EPF By Employees, Employers Reduced; This Is How Your Next Salary Slip Might Appear
The finance minister Nirmala Sitharaman on May 13 reduced statutory deductions on Employees’ Provident Fund (EPF) contributions for both formal sector employers and employees by a total of 4%, for the May-July period.
This temporary relief to increase in-hand salary during COVID-19 pandemic crisis will benefit around 6,50,000 companies with liquidity of around Rs 2,250 crore every month.
Read to find out more…
Reductions in EPF Contributions Explained!
According to the social security laws, employees and employers deposit 12% each, or 24% of the basic salary and a Dearness Allowance (DA) as EPF deductions every month for the retirement kitty maintained by the Employees’ Provident Fund Organisation (EPFO).
The contributions to the EPF have now been reduced to 10% each for 3 months. The statutory deduction has been cut by a total of 4% (2% of employer’s contribution and 2% of employee’s contribution).
However the employees of central public sector enterprises and state Public Sector Undertakings (PSU)s will continue to pay 12% of the employers share whereas employees will pay 10%. Besides, Sitharaman said the government will pay the EPF contribution of both the employer and the employee (12% each) for three more months for companies with a headcount of less than 100, and where 90% workers earn less than Rs 15,000 per month.
Sitharama said, “Businesses need support to ramp up production over the next quarter. It is (also) necessary to provide more take home salary to employees and also give relief to employers in payment of provident fund dues. Therefore, statutory PF contributions of both employers and employees will be reduced to 10% for all establishments covered by EPFO for the next three months.”
She added saying this will be applicable to all workers, or nearly 43 million employees across 650,000 establishments, who do not benefit from the PM Garib Kalyan package announced in March.
The move also provides a Rs 6,750 cr liquidity support to employers and employees during the COVID-19 pandemic.
Confusions With Employer’s EPF Contributions?
This relief measure will have twin benefits:
- A reduction in employee costs for private companies,
- Employees’ take-home pay will increase by 2%.
While the 2% of your EPF contribution would invariably land in your take home pay but there is still some confusion about what will happen to the employer’s 2% contribution to EPF.
Usually, the break-up of your CTC (cost to company) or total salary package includes the 12% contribution to be made by the company on your behalf in your EPF account.
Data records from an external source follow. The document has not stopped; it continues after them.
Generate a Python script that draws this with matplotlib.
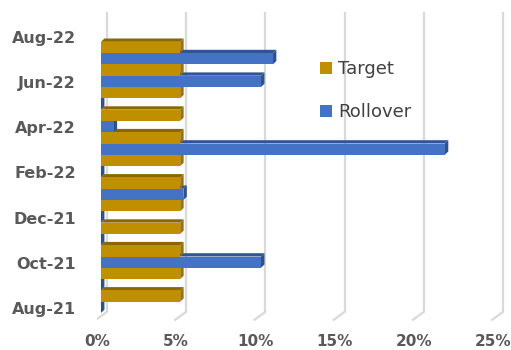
import matplotlib
matplotlib.use("Agg")
import matplotlib.pyplot as plt
from matplotlib.patches import Polygon, Patch

months = ["Aug-21", "Sep-21", "Oct-21", "Nov-21", "Dec-21", "Jan-22", "Feb-22",
          "Mar-22", "Apr-22", "May-22", "Jun-22", "Jul-22", "Aug-22"]
target = [5, 5, 5, 5, 5, 5, 5, 5, 5, 5, 5, 5, None]
rollover = [0, 0, 10.1, 0, 0, 5.2, 0, 21.7, 0.8, 0, 10.1, 10.85, None]
x_ticks = [0, 5, 10, 15, 20, 25]
x_tick_labels = ["0%", "5%", "10%", "15%", "20%", "25%"]

W, H = 511, 350
fig = plt.figure(figsize=(W / 100, H / 100), dpi=100)

px_per_x = 16.0      # pixels per percent
px_per_y = 11.3      # pixels per bar unit
x0_px, y0_px = 97, 313
xmax = (510 - x0_px) / px_per_x
ymin, ymax = -1.0, 27.0
left = x0_px / W
bottom = (H - (y0_px - ymin * px_per_y)) / H
width = (xmax * px_per_x) / W
height = ((ymax - ymin) * px_per_y) / H
ax = fig.add_axes([left, bottom, width, height])
ax.set_xlim(0, xmax)
ax.set_ylim(ymin, ymax)
for s in ax.spines.values():
    s.set_visible(False)

dx = 3.5 / px_per_x
dy = 3.3 / px_per_y
gdx = 6 / px_per_x
grid_c = "#D9D9D9"

# back wall gridlines + floor
for v in x_ticks:
    ax.plot([v + gdx, v + gdx], [0.1, 26.6], color=grid_c, lw=1.6, zorder=0,
            solid_capstyle="butt")
    ax.plot([v + gdx, v - 5 / px_per_x], [0.1, -0.6], color=grid_c, lw=1.6, zorder=0)

colors = {
    "Target": ("#BF8F00", "#8A6700", "#9A7400"),
    "Rollover": ("#4472C4", "#2F5597", "#2F528F"),
}

def bar3d(val, b, name, z):
    front, top, side = colors[name]
    ax.barh(b + 0.5, val, height=1.0, left=0, color=front, zorder=z, linewidth=0)
    ax.add_patch(Polygon([(0, b + 1), (val, b + 1), (val + dx, b + 1 + dy), (dx, b + 1 + dy)],
                         closed=True, facecolor=top, edgecolor="none", zorder=z - 0.1))
    ax.add_patch(Polygon([(val, b), (val + dx, b + dy), (val + dx, b + 1 + dy), (val, b + 1)],
                         closed=True, facecolor=side, edgecolor="none", zorder=z - 0.1))

z = 2
for i in range(len(months)):
    if rollover[i] is not None:
        bar3d(rollover[i], 2 * i, "Rollover", z)
        z += 1
    if target[i] is not None:
        bar3d(target[i], 2 * i + 1, "Target", z)
        z += 1

# axis labels
ax.set_xticks([v - 0.25 for v in x_ticks])
ax.set_xticklabels(x_tick_labels, fontsize=11, fontweight="bold", color="#595959")
ax.tick_params(axis="x", length=0, pad=(340 - (y0_px - ymin * px_per_y)) / 1.389 - 4)
ytick_pos = [2 * i + 0.44 for i in range(0, len(months), 2)]
ax.set_yticks(ytick_pos)
ax.set_yticklabels(months[::2], fontsize=11.5, fontweight="bold", color="#595959")
ax.tick_params(axis="y", length=0, pad=(x0_px - 76) / 1.389)

handles = [Patch(facecolor="#BF8F00", edgecolor="none", label="Target"),
           Patch(facecolor="#4472C4", edgecolor="none", label="Rollover")]
fig.legend(handles=handles, loc="upper left", bbox_to_anchor=(304 / W, 1 - 44 / H),
           frameon=False, fontsize=13, handlelength=0.65, handleheight=0.65,
           handletextpad=0.35, labelspacing=1.38, labelcolor="#404040")

fig.savefig("out.png", dpi=100, facecolor="white")
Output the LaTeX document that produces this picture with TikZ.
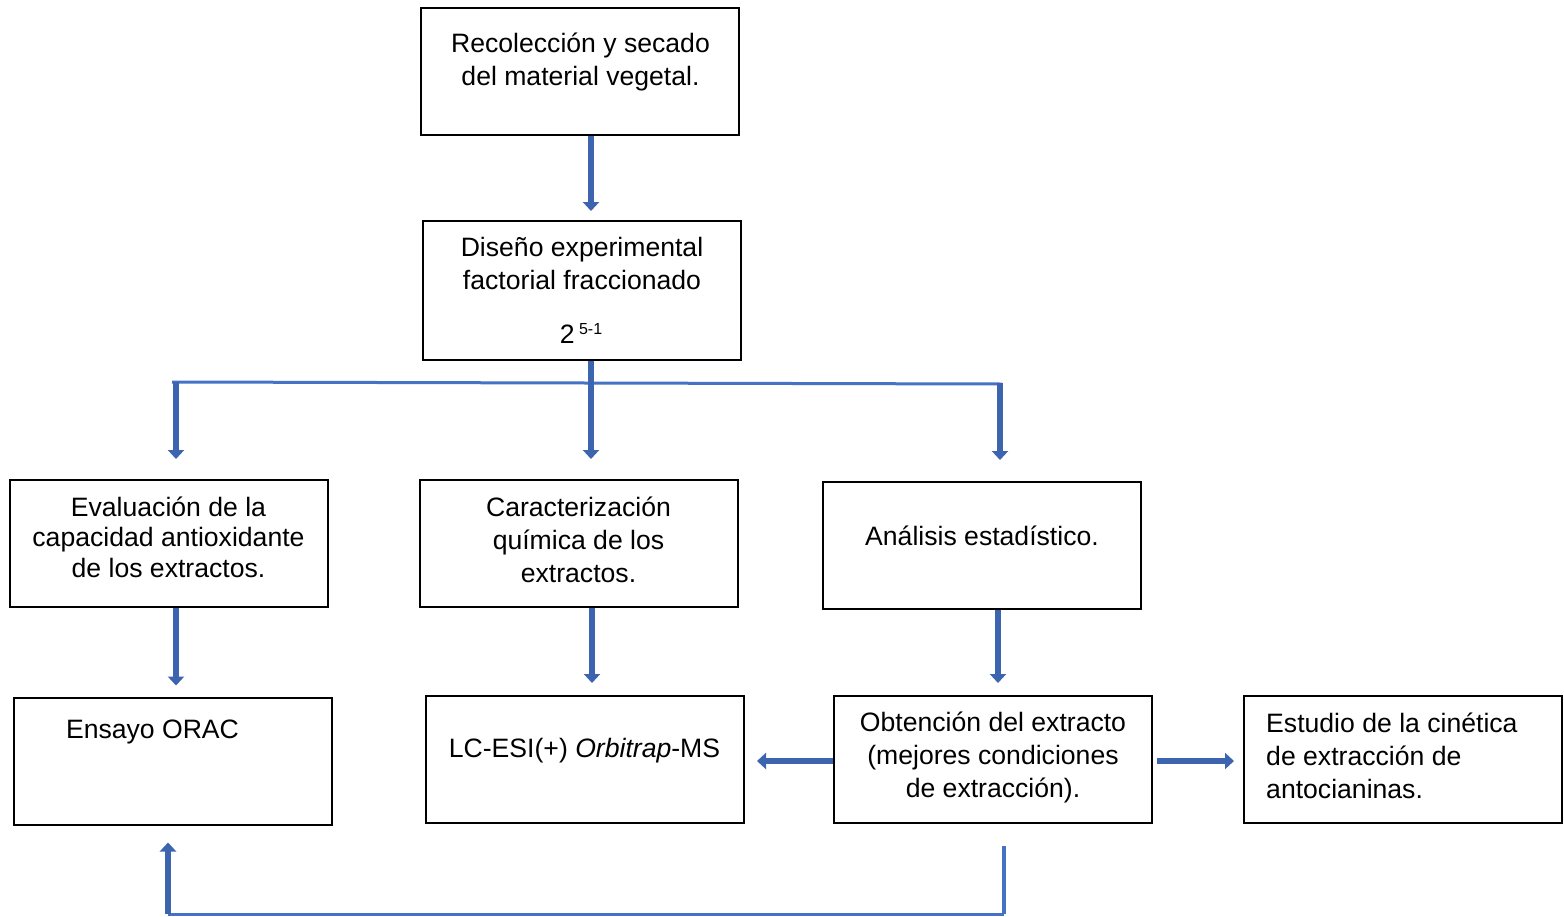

Now since the government has reduced the mandatory 12% requirement, some employers might not pass on the benefit of the remaining 2% to their employees.
If some employers choose to give the employees the benefit of only 2% (employee’s contribution), then it may lead to a net reduction of 2% equivalent to your basic salary and DA for 3 months. Others might argue that since the 12% employer’s contribution is part of the CTC, the company is liable to pass on the benefits of EPF cut to the employee.
Alok Agrawal, Partner, Deloitte India, said, “In case of those private sector organisations where employer contribution to PF is included as part of the employee’s ‘Cost-to-company’ package (CTC) and where the employer has otherwise not made any cuts to fixed pay due to the COVID impact, the employees may expect to be compensated for this reduction in PF contribution by way of an equivalent cash allowance.”
However, he said it remains to be seen from the final PF notifications to be issued by the authorities, if certain employers will have an option to continue maintaining the same 12% contribution, if their financial position permits.
Will this measure really provide relief or cause more complications?